- Native name: Chukwuemeka
- Province: Onitsha Ecclesiastical province
- Diocese: Roman Catholic Diocese of Awka
- See: Awka
- In office: 2011–present
- Predecessor: Simon Akwali Okafor
- Previous posts: Auxiliary bishop of Awka Diocese (2007–2011); Titular Bishop of Tetci (2007–2011); Apostolic Administrator of Awka (2010-2011).

Orders
- Ordination: 30 June 1984 by Albert Obiefuna
- Consecration: 28 April 2007 by Renzo Fratini, Valerian Okeke and Solomon Amanchukwu Amatu

Personal details
- Born: 13 September 1952 (age 73) Nanka, Anambra, Nigeria
- Denomination: Roman Catholic
- Residence: Awka, Anambra state
- Education: Bigard Memorial Seminary, Enugu. Pontifical University of the Holy Cross, Rome.
- Motto: Latin: Caritas mea cum omnibus vobis in Christo Jesu – My love is with you all in Christ Jesus; (1 Corinthians 16:24)

= Paulinus Ezeokafor =

Nigerian Prelate of the Roman Catholic Church

Paulinus Chukwuemeka Ezeokafor (born 13 September 1952) is a Nigerian prelate of the Catholic Church who has served as the Catholic Bishop of the Roman Catholic Diocese of Awka since 2011. He was previously the auxiliary bishop of the diocese from 2007 to 2011.

== Life ==
He was born on 13 September 1952 in Anambra State, Nigeria.
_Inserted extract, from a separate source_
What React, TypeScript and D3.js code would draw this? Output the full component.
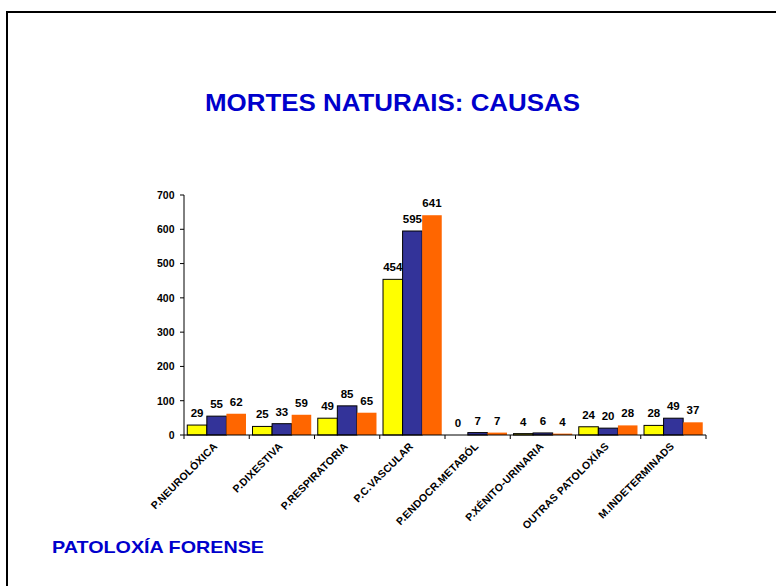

He started his seminary formation and obtained his B.Phil. in philosophy and had a degree in theology until his priestly ordination on 30 June 1984 as a Roman Catholic priest of Awka diocese by Archbishop Albert Obiefuna then Bishop of Awka. He later studied moral theology at the Opus Dei University (pontificio Universita Della Santa Croce) in Rome and obtained his masters and doctorate degrees in moral theology.He was appointed the Auxiliary Bishop of Awka on 20 January 2007 by Pope Benedict XVI and also assigned the Titular Bishop of Tetci. Until appointment he served as the Rector of St Dominic Savio Minor Seminary, Akpu in Awka from 1996 to 2007. On 28 April 2007, he was consecrated bishop and later took canonical possession of the Roman Catholic Diocese of Awka on 8 July 2011.